Return the whole listing, line for line, without the pictures in it.
BEGIN Material supplied
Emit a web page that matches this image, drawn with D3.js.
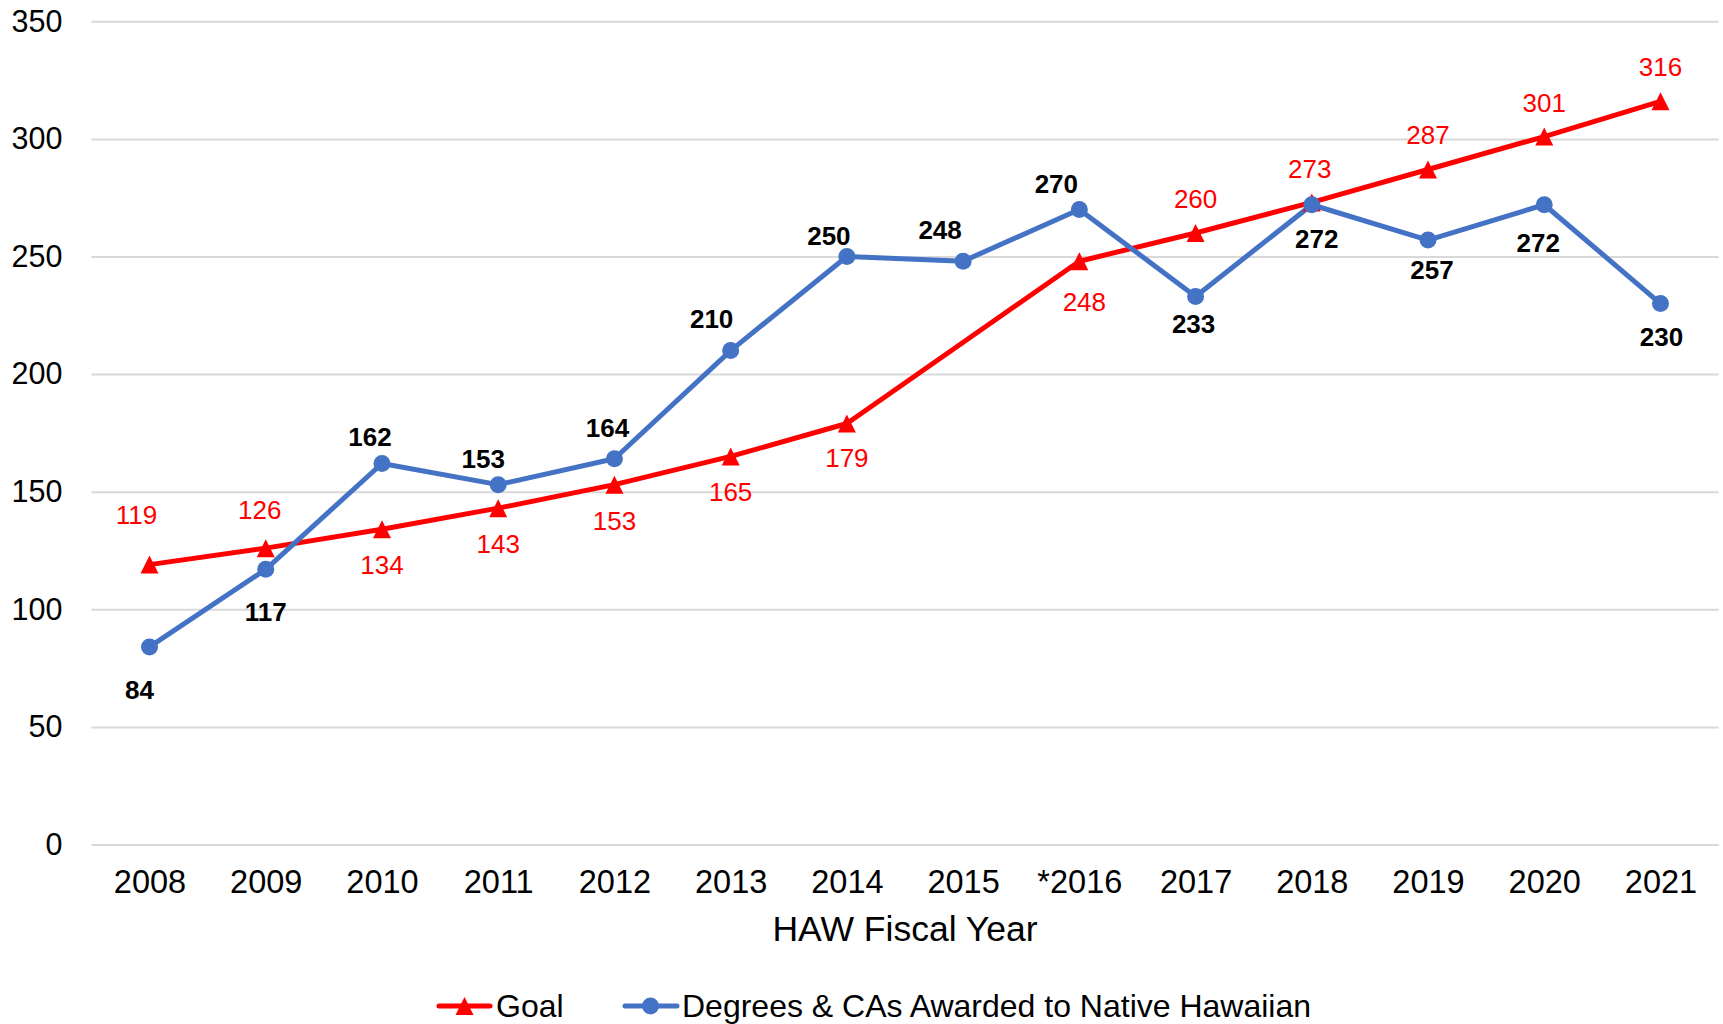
<!DOCTYPE html>
<html>
<head>
<meta charset="utf-8">
<script src="https://cdn.jsdelivr.net/npm/d3@7"></script>
<style>
  html, body { margin: 0; padding: 0; background: #fff; }
  svg { display: block; font-family: "Liberation Sans", Arial, sans-serif; }
</style>
</head>
<body>
<svg id="chart" width="1723" height="1024"></svg>
<script>
// ---- data ----
const years = ["2008","2009","2010","2011","2012","2013","2014","2015","*2016","2017","2018","2019","2020","2021"];
const goalValues = [119,126,134,143,153,165,179,null,248,260,273,287,301,316];
const degreeValues = [84,117,162,153,164,210,250,248,270,233,272,257,272,230];
const yTicks = [0,50,100,150,200,250,300,350];
const seriesNames = ["Goal", "Degrees & CAs Awarded to Native Hawaiian"];
const axisTitle = "HAW Fiscal Year";

// label placement offsets (relative to each point), style only
const goalLabelOffsets = [[-13,-50],[-6,-38],[0,36],[0,36],[0,36],[0,36],[0,35],null,[5,41],[0,-34],[-2,-33],[0,-34],[0,-34],[0,-34]];
const degreeLabelOffsets = [[-10,43],[0,43],[-12,-26],[-15,-26],[-7,-31],[-19,-32],[-18,-21],[-23,-31],[-23,-25],[-2,28],[5,34],[4,30],[-6,38],[1,33]];

const RED = "#FF0000", BLUE = "#4472C4", GRID = "#D9D9D9";

const svg = d3.select("#chart");
const plotLeft = 91.4, plotRight = 1718.6, plotTop = 21.3, plotBottom = 844.5;

const x = d3.scalePoint().domain(years).range([plotLeft, plotRight]).padding(0.5);
const y = d3.scaleLinear().domain([0, 350]).range([plotBottom, plotTop]);

// gridlines + y labels
const yAxis = svg.append("g")
  .attr("transform", `translate(${plotLeft},0)`)
  .call(d3.axisLeft(y).tickValues(yTicks).tickSize(-(plotRight - plotLeft)).tickPadding(29).tickFormat(d3.format("d")));
yAxis.select(".domain").remove();
yAxis.selectAll(".tick line").attr("stroke", GRID).attr("stroke-width", 2);
yAxis.selectAll(".tick text").attr("font-size", 30.5).attr("fill", "#000").attr("font-family", "Liberation Sans, Arial, sans-serif");

// x labels
const xAxis = svg.append("g")
  .attr("transform", `translate(0,${plotBottom})`)
  .call(d3.axisBottom(x).tickSize(0).tickPadding(25.5));
xAxis.select(".domain").remove();
xAxis.selectAll(".tick text").attr("font-size", 32.5).attr("fill", "#000").attr("font-family", "Liberation Sans, Arial, sans-serif");

// axis title
svg.append("text")
  .attr("x", (plotLeft + plotRight) / 2).attr("y", 941)
  .attr("text-anchor", "middle").attr("font-size", 35.5).attr("fill", "#000")
  .text(axisTitle);

// triangle symbol (Excel style: width = height)
const tri = {
  draw(ctx, size) {
    const w = Math.sqrt(size);
    ctx.moveTo(0, -w / 2);
    ctx.lineTo(w / 2, w / 2);
    ctx.lineTo(-w / 2, w / 2);
    ctx.closePath();
  }
};

const goalData = years.map((yr, i) => ({ yr, v: goalValues[i], off: goalLabelOffsets[i] })).filter(d => d.v !== null);
const degData = years.map((yr, i) => ({ yr, v: degreeValues[i], off: degreeLabelOffsets[i] }));

const line = d3.line().x(d => x(d.yr)).y(d => y(d.v));

// Goal line
svg.append("path").datum(goalData)
  .attr("d", line).attr("fill", "none").attr("stroke", RED).attr("stroke-width", 5)
  .attr("stroke-linejoin", "round").attr("stroke-linecap", "round");

// Degrees line
svg.append("path").datum(degData)
  .attr("d", line).attr("fill", "none").attr("stroke", BLUE).attr("stroke-width", 5)
  .attr("stroke-linejoin", "round").attr("stroke-linecap", "round");

// Goal markers
svg.append("g").selectAll("path").data(goalData).join("path")
  .attr("transform", d => `translate(${x(d.yr)},${y(d.v)})`)
  .attr("d", d3.symbol().type(tri).size(18 * 18))
  .attr("fill", RED);

// Degree markers
svg.append("g").selectAll("circle").data(degData).join("circle")
  .attr("cx", d => x(d.yr)).attr("cy", d => y(d.v)).attr("r", 8.5)
  .attr("fill", BLUE);

// Goal labels
svg.append("g").selectAll("text").data(goalData).join("text")
  .attr("x", d => x(d.yr) + d.off[0]).attr("y", d => y(d.v) + d.off[1])
  .attr("text-anchor", "middle").attr("dominant-baseline", "central")
  .attr("font-size", 26).attr("fill", RED)
  .text(d => d.v);

// Degree labels
svg.append("g").selectAll("text").data(degData).join("text")
  .attr("x", d => x(d.yr) + d.off[0]).attr("y", d => y(d.v) + d.off[1])
  .attr("text-anchor", "middle").attr("dominant-baseline", "central")
  .attr("font-size", 26).attr("font-weight", "bold").attr("fill", "#000")
  .text(d => d.v);

// Legend
const legendY = 1006;
const lg = svg.append("g");
// Goal
lg.append("line").attr("x1", 439).attr("x2", 490).attr("y1", legendY).attr("y2", legendY)
  .attr("stroke", RED).attr("stroke-width", 5).attr("stroke-linecap", "round");
lg.append("path").attr("transform", `translate(464.5,${legendY})`)
  .attr("d", d3.symbol().type(tri).size(18 * 18)).attr("fill", RED);
lg.append("text").attr("x", 496).attr("y", legendY).attr("dominant-baseline", "central")
  .attr("font-size", 32).attr("fill", "#000").text(seriesNames[0]);
// Degrees
lg.append("line").attr("x1", 625).attr("x2", 677).attr("y1", legendY).attr("y2", legendY)
  .attr("stroke", BLUE).attr("stroke-width", 5).attr("stroke-linecap", "round");
lg.append("circle").attr("cx", 650.5).attr("cy", legendY).attr("r", 8.5).attr("fill", BLUE);
lg.append("text").attr("x", 682).attr("y", legendY).attr("dominant-baseline", "central")
  .attr("font-size", 32).attr("fill", "#000").text(seriesNames[1]);
</script>
</body>
</html>
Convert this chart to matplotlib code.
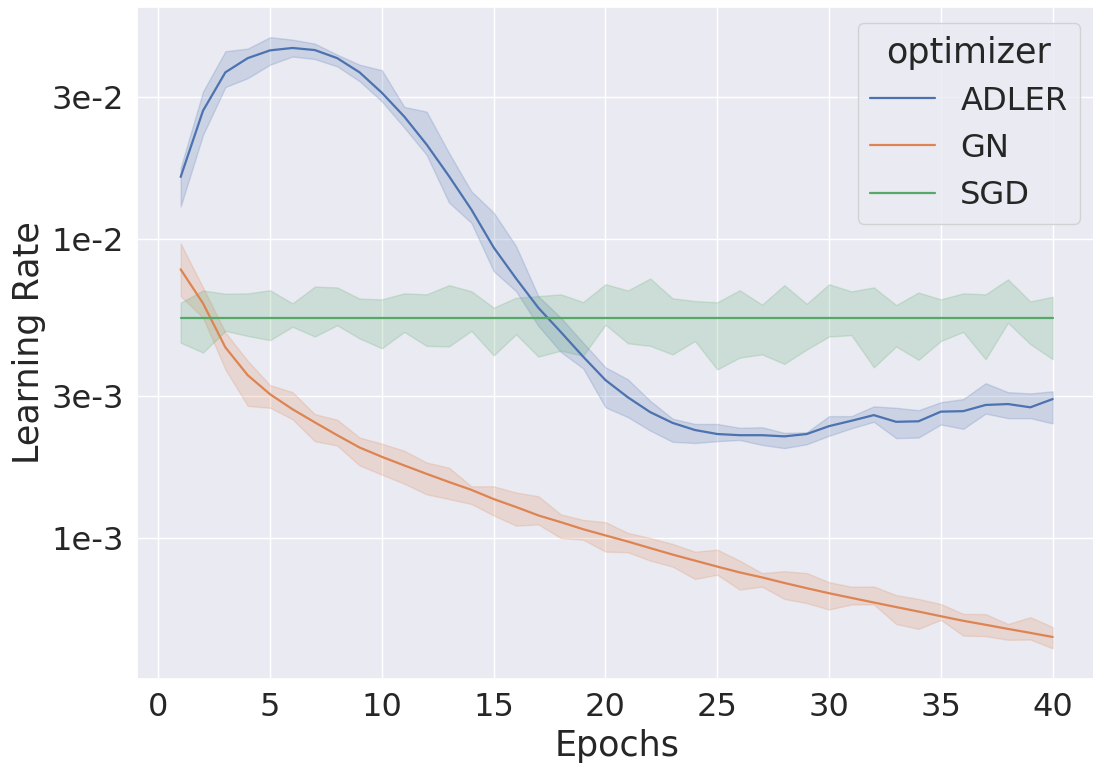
END Material supplied
Result for this exercise =
Emit a web page that matches this image, drawn with D3.js.
<!DOCTYPE html>
<html>
<head>
<meta charset="utf-8">
<script src="https://cdn.jsdelivr.net/npm/d3@7"></script>
<style>
  html, body { margin: 0; padding: 0; background: #fff; }
  svg { display: block; font-family: "Liberation Sans", Arial, sans-serif; }
</style>
</head>
<body>
<svg id="chart" width="1723" height="1024"></svg>
<script>
// ---- data ----
const years = ["2008","2009","2010","2011","2012","2013","2014","2015","*2016","2017","2018","2019","2020","2021"];
const goalValues = [119,126,134,143,153,165,179,null,248,260,273,287,301,316];
const degreeValues = [84,117,162,153,164,210,250,248,270,233,272,257,272,230];
const yTicks = [0,50,100,150,200,250,300,350];
const seriesNames = ["Goal", "Degrees & CAs Awarded to Native Hawaiian"];
const axisTitle = "HAW Fiscal Year";

// label placement offsets (relative to each point), style only
const goalLabelOffsets = [[-13,-50],[-6,-38],[0,36],[0,36],[0,36],[0,36],[0,35],null,[5,41],[0,-34],[-2,-33],[0,-34],[0,-34],[0,-34]];
const degreeLabelOffsets = [[-10,43],[0,43],[-12,-26],[-15,-26],[-7,-31],[-19,-32],[-18,-21],[-23,-31],[-23,-25],[-2,28],[5,34],[4,30],[-6,38],[1,33]];

const RED = "#FF0000", BLUE = "#4472C4", GRID = "#D9D9D9";

const svg = d3.select("#chart");
const plotLeft = 91.4, plotRight = 1718.6, plotTop = 21.3, plotBottom = 844.5;

const x = d3.scalePoint().domain(years).range([plotLeft, plotRight]).padding(0.5);
const y = d3.scaleLinear().domain([0, 350]).range([plotBottom, plotTop]);

// gridlines + y labels
const yAxis = svg.append("g")
  .attr("transform", `translate(${plotLeft},0)`)
  .call(d3.axisLeft(y).tickValues(yTicks).tickSize(-(plotRight - plotLeft)).tickPadding(29).tickFormat(d3.format("d")));
yAxis.select(".domain").remove();
yAxis.selectAll(".tick line").attr("stroke", GRID).attr("stroke-width", 2);
yAxis.selectAll(".tick text").attr("font-size", 30.5).attr("fill", "#000").attr("font-family", "Liberation Sans, Arial, sans-serif");

// x labels
const xAxis = svg.append("g")
  .attr("transform", `translate(0,${plotBottom})`)
  .call(d3.axisBottom(x).tickSize(0).tickPadding(25.5));
xAxis.select(".domain").remove();
xAxis.selectAll(".tick text").attr("font-size", 32.5).attr("fill", "#000").attr("font-family", "Liberation Sans, Arial, sans-serif");

// axis title
svg.append("text")
  .attr("x", (plotLeft + plotRight) / 2).attr("y", 941)
  .attr("text-anchor", "middle").attr("font-size", 35.5).attr("fill", "#000")
  .text(axisTitle);

// triangle symbol (Excel style: width = height)
const tri = {
  draw(ctx, size) {
    const w = Math.sqrt(size);
    ctx.moveTo(0, -w / 2);
    ctx.lineTo(w / 2, w / 2);
    ctx.lineTo(-w / 2, w / 2);
    ctx.closePath();
  }
};

const goalData = years.map((yr, i) => ({ yr, v: goalValues[i], off: goalLabelOffsets[i] })).filter(d => d.v !== null);
const degData = years.map((yr, i) => ({ yr, v: degreeValues[i], off: degreeLabelOffsets[i] }));

const line = d3.line().x(d => x(d.yr)).y(d => y(d.v));

// Goal line
svg.append("path").datum(goalData)
  .attr("d", line).attr("fill", "none").attr("stroke", RED).attr("stroke-width", 5)
  .attr("stroke-linejoin", "round").attr("stroke-linecap", "round");

// Degrees line
svg.append("path").datum(degData)
  .attr("d", line).attr("fill", "none").attr("stroke", BLUE).attr("stroke-width", 5)
  .attr("stroke-linejoin", "round").attr("stroke-linecap", "round");

// Goal markers
svg.append("g").selectAll("path").data(goalData).join("path")
  .attr("transform", d => `translate(${x(d.yr)},${y(d.v)})`)
  .attr("d", d3.symbol().type(tri).size(18 * 18))
  .attr("fill", RED);

// Degree markers
svg.append("g").selectAll("circle").data(degData).join("circle")
  .attr("cx", d => x(d.yr)).attr("cy", d => y(d.v)).attr("r", 8.5)
  .attr("fill", BLUE);

// Goal labels
svg.append("g").selectAll("text").data(goalData).join("text")
  .attr("x", d => x(d.yr) + d.off[0]).attr("y", d => y(d.v) + d.off[1])
  .attr("text-anchor", "middle").attr("dominant-baseline", "central")
  .attr("font-size", 26).attr("fill", RED)
  .text(d => d.v);

// Degree labels
svg.append("g").selectAll("text").data(degData).join("text")
  .attr("x", d => x(d.yr) + d.off[0]).attr("y", d => y(d.v) + d.off[1])
  .attr("text-anchor", "middle").attr("dominant-baseline", "central")
  .attr("font-size", 26).attr("font-weight", "bold").attr("fill", "#000")
  .text(d => d.v);

// Legend
const legendY = 1006;
const lg = svg.append("g");
// Goal
lg.append("line").attr("x1", 439).attr("x2", 490).attr("y1", legendY).attr("y2", legendY)
  .attr("stroke", RED).attr("stroke-width", 5).attr("stroke-linecap", "round");
lg.append("path").attr("transform", `translate(464.5,${legendY})`)
  .attr("d", d3.symbol().type(tri).size(18 * 18)).attr("fill", RED);
lg.append("text").attr("x", 496).attr("y", legendY).attr("dominant-baseline", "central")
  .attr("font-size", 32).attr("fill", "#000").text(seriesNames[0]);
// Degrees
lg.append("line").attr("x1", 625).attr("x2", 677).attr("y1", legendY).attr("y2", legendY)
  .attr("stroke", BLUE).attr("stroke-width", 5).attr("stroke-linecap", "round");
lg.append("circle").attr("cx", 650.5).attr("cy", legendY).attr("r", 8.5).attr("fill", BLUE);
lg.append("text").attr("x", 682).attr("y", legendY).attr("dominant-baseline", "central")
  .attr("font-size", 32).attr("fill", "#000").text(seriesNames[1]);
</script>
</body>
</html>
Convert this chart to matplotlib code.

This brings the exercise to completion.